Obama's Years at Columbia Are a Mystery
He Graduated Without Honors
By ROSS GOLDBERG, Special to the Sun | September 2, 2008
Senator Obama's life story, from his humble roots, to his rise to Harvard Law School, to his passion as a community organizer in Chicago, has been at the center of his presidential campaign. But one chapter of the tale remains a blank — his education at Columbia College, a place he rarely speaks about and where few people seem to remember him.
Contributing to the mystery is the fact that nobody knows just how well Mr. Obama, unlike Senator McCain and most other major candidates for the past two elections, performed as a student.
The Obama campaign has refused to release his college transcript, despite an academic career that led him to Harvard Law School and, later, to a lecturing position at the University of Chicago. The shroud surrounding his experience at Columbia contrasts with that of other major party nominees since 2000, all whom have eventually released information about their college performance or seen it leaked to the public.
For better or worse, voters have taken an interest in candidates' grades since 1999, when the New Yorker published President Bush's transcript at Yale and disclosed that he was a C student. Mr. Bush had never portrayed himself as a brain, but many were surprised to learn the next year that his opponent, Vice President Gore, did not do much better at Harvard despite his intellectual image. When Senator Kerry's transcript surfaced, reporters found that he actually had a slightly lower average at Yale than Mr. Bush did.
Some political observers cite such disclosures as proof that candidates' intelligence cannot be judged solely by their political careers or the schools they attended.

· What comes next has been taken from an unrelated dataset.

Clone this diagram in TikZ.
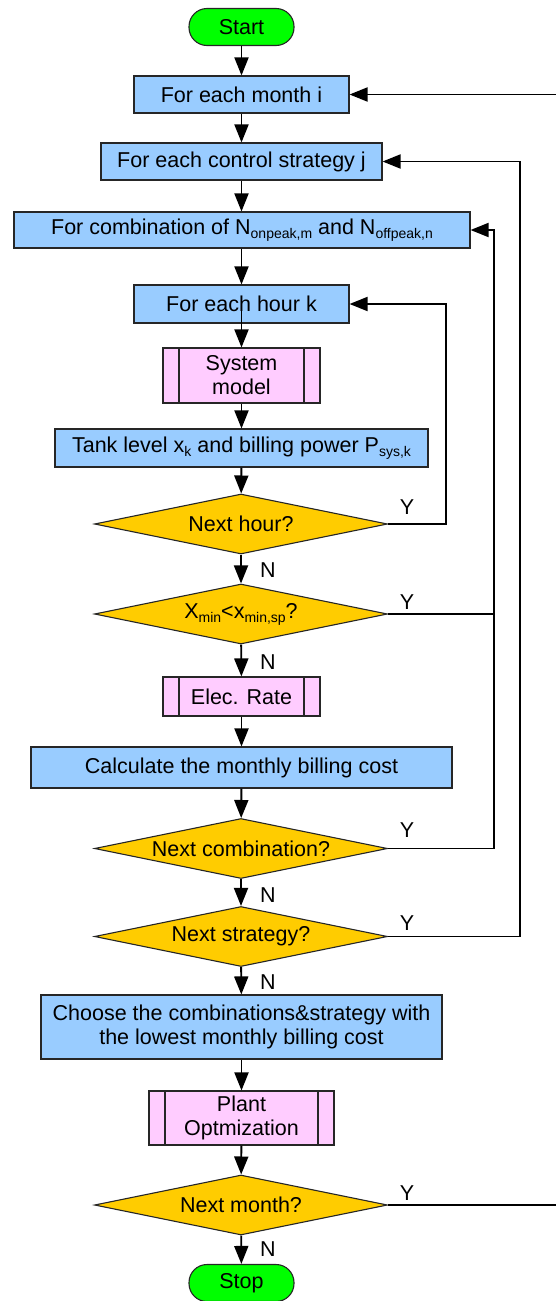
\documentclass[tikz,border=0pt]{standalone}
\usepackage{fontspec}
\setmainfont{Liberation Sans}
\usetikzlibrary{arrows.meta,shapes.geometric}
\definecolor{procblue}{HTML}{99CCFF}
\definecolor{subpink}{HTML}{FFCCFF}
\definecolor{decgold}{HTML}{FFCC00}
\definecolor{termgreen}{HTML}{00FF00}
% lowered small subscript in text
\newcommand\lsub[1]{\raisebox{-0.35ex}{\fontsize{14}{14}\selectfont #1}}

\begin{document}
\begin{tikzpicture}[x=1pt,y=-1pt,
  every node/.style={font=\fontsize{21.5}{24}\selectfont, inner sep=0pt, align=center},
  proc/.style={draw=black!85, line width=1.1pt, fill=procblue},
  subproc/.style={draw=black!85, line width=1.1pt, fill=subpink,
    path picture={
      \draw[black!85, line width=1.1pt]
        ([xshift=16pt]path picture bounding box.north west) -- ([xshift=16pt]path picture bounding box.south west)
        ([xshift=-16pt]path picture bounding box.north east) -- ([xshift=-16pt]path picture bounding box.south east);}},
  decision/.style={draw=black!85, line width=1.1pt, fill=decgold, shape=diamond, aspect=4.9,
    minimum width=293pt, minimum height=60pt},
  term/.style={draw=black!85, line width=1.1pt, fill=termgreen, rounded corners=18pt,
    minimum width=105pt, minimum height=37pt},
  arr/.style={line width=1.9pt, -{Triangle[length=18pt,width=14pt]}},
  line/.style={line width=1.9pt},
  lab/.style={font=\fontsize{21.5}{24}\selectfont}
]
\useasboundingbox (0,0) rectangle (555,1301);

% main column
\node[term] (start) at (241.5,27) {Start};
\node[proc, minimum width=215pt, minimum height=37pt] (month) at (241.5,94.5) {For each month i};
\node[proc, minimum width=281pt, minimum height=37pt] (strat) at (241.5,161.5) {For each control strategy j};
\node[proc, minimum width=456pt, minimum height=36pt] (comb) at (242,230)
  {For combination of N\lsub{onpeak,m} and N\lsub{offpeak,n}};
\node[proc, minimum width=215pt, minimum height=38pt] (hour) at (241.5,304) {For each hour k};
\node[subproc, minimum width=157pt, minimum height=55pt] (sysm) at (241.5,375.5) {System\\model};
\node[proc, minimum width=373pt, minimum height=38pt] (tank) at (241.5,448)
  {Tank level x\lsub{k} and billing power P\lsub{sys,k}};
\node[decision] (dhour) at (241,524) {Next hour?};
\node[decision] (dx) at (241,614) {X\lsub{min}<x\lsub{min,sp}?};
\node[subproc, minimum width=157pt, minimum height=39pt] (elec) at (241.5,696.5) {Elec. Rate};
\node[proc, minimum width=421pt, minimum height=41pt] (calc) at (241.5,767.5) {Calculate the monthly billing cost};
\node[decision] (dcomb) at (241,848.5) {Next combination?};
\node[decision] (dstrat) at (241,936.5) {Next strategy?};
\node[proc, minimum width=401pt, minimum height=64pt] (choose) at (241.5,1027)
  {Choose the combinations\&strategy with\\the lowest monthly billing cost};
\node[subproc, minimum width=185pt, minimum height=54pt] (plant) at (241.5,1118) {Plant\\Optmization};
\node[decision] (dmonth) at (241,1205) {Next month?};
\node[term] (stop) at (241.5,1283) {Stop};

% downward flow
\draw[arr] (start) -- (month);
\draw[arr] (month) -- (strat);
\draw[arr] (comb.south -| hour.north) -- (hour);
\draw[arr] (strat) -- (comb.north -| strat.south);
\draw[arr] ([yshift=-6pt]hour.center) -- (sysm.north);
\draw[arr] (sysm) -- (tank);
\draw[arr] (tank) -- (dhour);
\draw[arr] (dhour) -- (dx);
\draw[arr] (dx) -- (elec);
\draw[arr] (elec) -- (calc);
\draw[arr] (calc) -- (dcomb);
\draw[arr] (dcomb) -- (dstrat);
\draw[arr] (dstrat) -- (choose);
\draw[arr] (choose) -- (plant);
\draw[arr] (plant) -- (dmonth);
\draw[arr] (dmonth) -- (stop);

% loop-back connectors
\coordinate (xhour) at (446,0);
\coordinate (xcomb) at (494,0);
\coordinate (xstrat) at (520,0);
\coordinate (xmonth) at (562,0);
\draw[arr] (dhour.east) -- (dhour.east -| xhour) |- (hour.east);
\draw[arr] (dcomb.east) -- (dcomb.east -| xcomb) |- (comb.east);
\draw[line] (dx.east) -- (dx.east -| xcomb);
\draw[arr] (dstrat.east) -- (dstrat.east -| xstrat) |- (strat.east);
\draw[arr] (dmonth.east) -- (dmonth.east -| xmonth) |- (month.east);

% branch labels
\node[lab] (yhour) at (407,507) {Y};
\node[lab] (yx) at (407,602) {Y};
\node[lab] (ycomb) at (407,830) {Y};
\node[lab] (ystrat) at (407,923) {Y};
\node[lab] (ymonth) at (407,1193) {Y};
\node[lab] (nhour) at (268,570) {N};
\node[lab] (nx) at (268,662) {N};
\node[lab] (ncomb) at (268,895) {N};
\node[lab] (nstrat) at (268,982) {N};
\node[lab] (nmonth) at (268,1249) {N};
\end{tikzpicture}
\end{document}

Grades provide a rare measure of intellect that is immune to political spin, proponents say.
"We like to pretend IQ doesn't matter, but it really does with a lot of jobs, including the presidency," a professor at Smith College who studies the effects of human intelligence on the economy, James Miller, said. "We can't trust the information that candidates give us, so it's important to look for objective data that they can't falsify or distort."

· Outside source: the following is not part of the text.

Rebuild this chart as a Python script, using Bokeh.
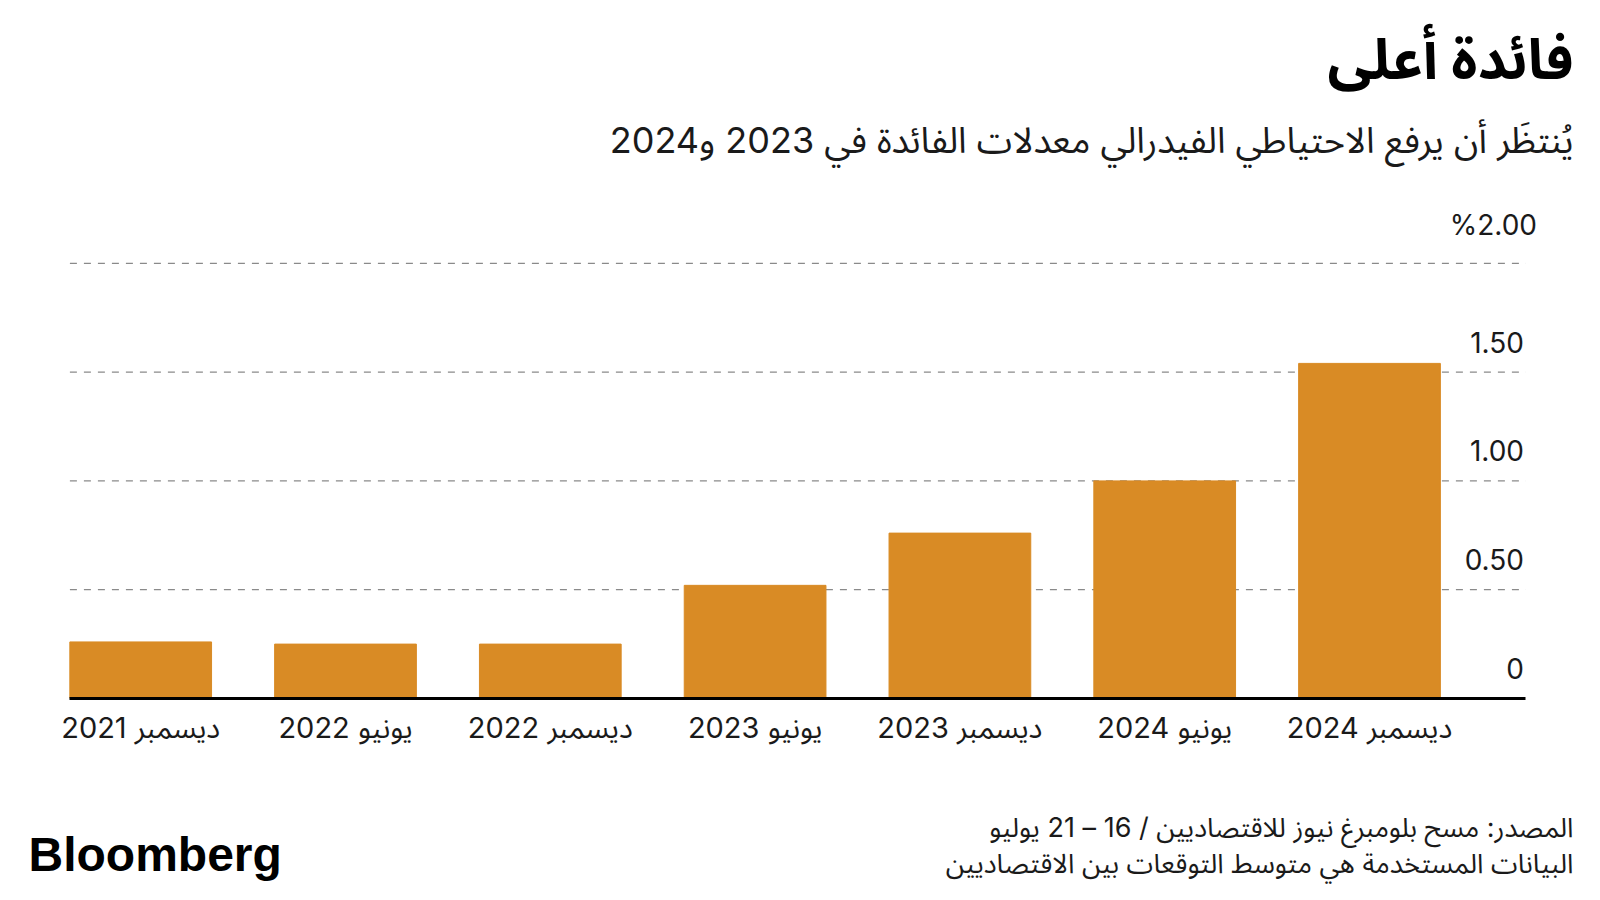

Mr. Miller acknowledged that Mr. Obama displayed academic achievement at Harvard, where he graduated magna cum laude and led the Harvard Law Review. Still, Mr. Miller said, he would like to see information about how Mr. Obama performed in various subjects at Columbia.

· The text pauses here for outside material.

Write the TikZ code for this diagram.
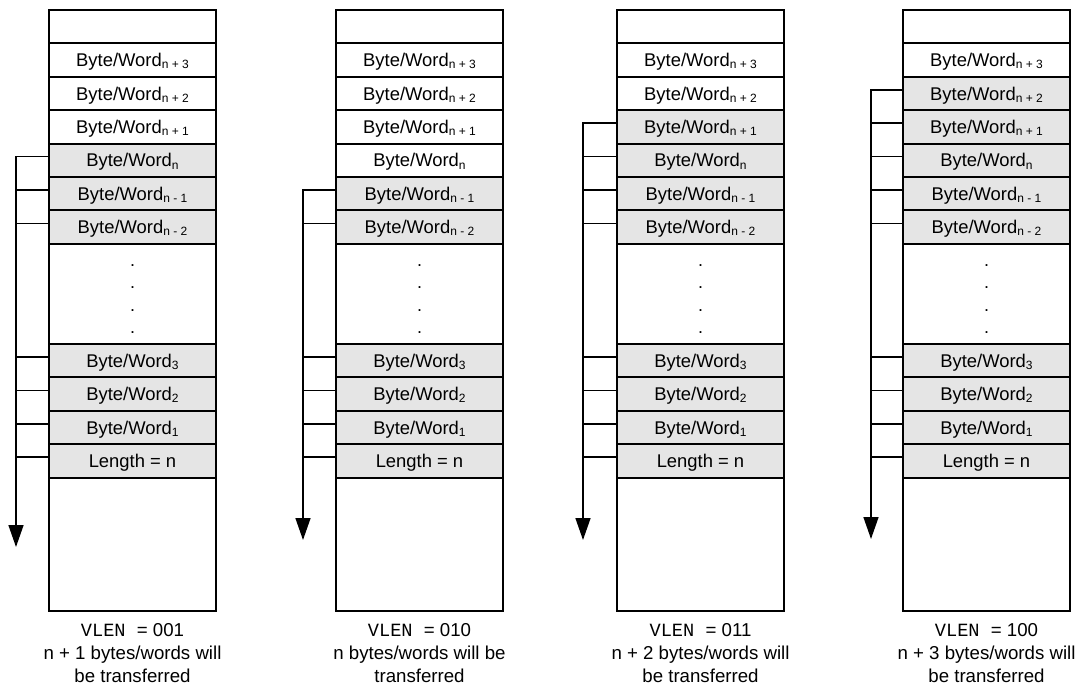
\documentclass[tikz,border=0pt]{standalone}
\usepackage{fontspec}
\setmainfont{Liberation Sans}
\setmonofont{Liberation Mono}
\usetikzlibrary{arrows.meta}

\newcommand{\sbs}[1]{\raisebox{-1.6pt}{\fontsize{9}{10}\selectfont #1}}

% #1 name, #2 left x, #3 spine x, #4 first gray row, #5 arrow tip y,
% #6 VLEN code, #7 second label line, #8 third label line
\newcommand{\memcol}[8]{%
  \node[cell, fill=white] (#1r0) at (#2,10) {};
  \ifnum1<#4 \def\fc{white}\else\def\fc{gray!20}\fi
  \node[cell, fill=\fc] (#1r1) at (#2,43.4) {Byte/Word\sbs{n + 3}};
  \ifnum2<#4 \def\fc{white}\else\def\fc{gray!20}\fi
  \node[cell, fill=\fc] (#1r2) at (#2,76.8) {Byte/Word\sbs{n + 2}};
  \ifnum3<#4 \def\fc{white}\else\def\fc{gray!20}\fi
  \node[cell, fill=\fc] (#1r3) at (#2,110.2) {Byte/Word\sbs{n + 1}};
  \ifnum4<#4 \def\fc{white}\else\def\fc{gray!20}\fi
  \node[cell, fill=\fc] (#1r4) at (#2,143.6) {Byte/Word\sbs{n}};
  \node[cell, fill=gray!20] (#1r5) at (#2,177) {Byte/Word\sbs{n - 1}};
  \node[cell, fill=gray!20] (#1r6) at (#2,210.4) {Byte/Word\sbs{n - 2}};
  \node[cell, fill=white, minimum height=75.15pt] (#1dots) at (#2,243.8) {};
  \foreach \d [count=\i] in {266,288.5,311,333.5}
    \node[dotlab] (#1dot\i) at (#2+83.5,\d) {.};
  \node[cell, fill=gray!20] (#1r10) at (#2,344) {Byte/Word\sbs{3}};
  \node[cell, fill=gray!20] (#1r11) at (#2,377.4) {Byte/Word\sbs{2}};
  \node[cell, fill=gray!20] (#1r12) at (#2,410.8) {Byte/Word\sbs{1}};
  \node[cell, fill=gray!20] (#1r13) at (#2,444.2) {Length = n};
  \node[cell, fill=white, minimum height=100.2pt] (#1end) at (#2,477.6) {};
  % connectors
  \coordinate (#1tip) at (#3,#5);
  \coordinate (#1top) at ([yshift=2.8pt]#1r#4.west -| #1tip);
  \draw[spine] ([yshift=2.8pt]#1r#4.west) -- (#1top) -- (#1tip);
  \foreach \k in {#4,...,6}
    \draw[tick] ([yshift=2.8pt]#1r\k.west) -- ([yshift=2.8pt]#1r\k.west -| #1tip);
  \foreach \k in {10,...,13}
    \draw[tick] ([yshift=2.8pt]#1r\k.west) -- ([yshift=2.8pt]#1r\k.west -| #1tip);
  % labels
  \node[lab] (#1la) at (#2+83.5,636.7) {{\ttfamily VLEN }= #6};
  \node[lab] (#1lb) at (#2+83.5,659.5) {#7};
  \node[lab] (#1lc) at (#2+83.5,682) {#8};
}

\begin{document}
\begin{tikzpicture}[x=0.75pt,y=-0.75pt,
  cell/.style={draw=black, line width=1.5pt, minimum width=125.25pt,
    minimum height=25.05pt, inner sep=0pt, outer sep=0pt,
    font=\fontsize{13.8}{15}\selectfont, text height=9.9pt, text depth=0pt,
    anchor=north west},
  spine/.style={line width=1.1pt, -{Triangle[length=16.5pt,width=11.25pt]}},
  tick/.style={line width=1.1pt},
  lab/.style={font=\fontsize{14}{16}\selectfont, anchor=base, inner sep=0pt},
  dotlab/.style={font=\fontsize{13.5}{15}\selectfont, anchor=base, inner sep=0pt}]
  \useasboundingbox (0,0) rectangle (1076,686);
  \memcol{ca}{49}{16}{4}{547}{001}{n + 1 bytes/words will}{be transferred}
  \memcol{cb}{336}{303}{5}{540}{010}{n bytes/words will be}{transferred}
  \memcol{cc}{617}{583}{3}{540}{011}{n + 2 bytes/words will}{be transferred}
  \memcol{cd}{903}{871}{2}{539}{100}{n + 3 bytes/words will}{be transferred}
\end{tikzpicture}
\end{document}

That view is not shared by other election observers, including some who have themselves indulged the public's interest in candidates' academic records. One of them is Geoffrey Kabaservice, a political historian who in 2000 published Senator Bradley's relatively low score of 485 on the verbal SAT. Mr. Bradley, a Rhodes Scholar who was a star basketball player at Princeton, was running for the Democratic presidential nomination.
"It's awfully hard to correlate anything, really, about a person on the basis of their grades," Mr. Kabaservice said, explaining that he published Mr. Bradley's score to highlight limitations in intelligence testing. He said he doubted that candidates' grades have affected the outcome of any recent presidential elections.
"For people who didn't like George W. Bush, for example, the grade aspect only confirmed what they thought about him," Mr. Kabaservice said. "And for everybody else, it made him more of a regular guy."
The Obama campaign declined to comment for this article and did not offer an explanation for why his transcript has not been released. But observers speculated that one reason might be the racially charged nature of the election. Mr. Obama has acknowledged benefiting from affirmative action in the past, and details about his academic performance might open him up to critics eager to accuse him, probably unfairly, of receiving a free ride, Mr. Kabaservice said.
"Anyone who is a minority and who's come up partially through the meritocracy — getting into good colleges, and subsequently good law schools — is going to come under suspicion that there was some kind of affirmative action boost," he said. "I suspect this is an area of discomfort for Obama."
In contrast with the rest of Mr. Obama's life story, little is known about his college experience. He attended Occidental College in Los Angeles for two years before transferring to Columbia in 1981. The move receives only a mention in Mr. Obama's 1995 memoir, "Dreams from My Father," which instead devotes that chapter to his impressions of race and class struggles in New York.
An article in a Columbia University publication, Columbia College Today, reported that Mr. Obama has portrayed Columbia as a period of buckling down following a troubled adolescence. He did not socialize much, he has said, instead spending a lot of time in the library, "like a monk." He has also stated that he was involved to some extent with the Black Students Organization.
Federal law limits the information that Columbia can release about Mr. Obama's time there. A spokesman for the university, Brian Connolly, confirmed that Mr. Obama spent two years at Columbia College and graduated in 1983 with a major in political science. He did not receive honors, Mr. Connolly said, though specific information on his grades is sealed. A program from the 1983 graduation ceremony lists him as a graduate.
More is known about Mr. McCain's experience at the United States Naval Academy, where he was a self-described troublemaker and graduated in the bottom 1% of his class. The McCain campaign has declined to release his transcript, saying that his performance at the academy can only be viewed in the context of his larger military career.
"His record stands on its own," a McCain spokesman, Peter Feldman, said. "His time spent in college was part of the transformative years that made him who he was."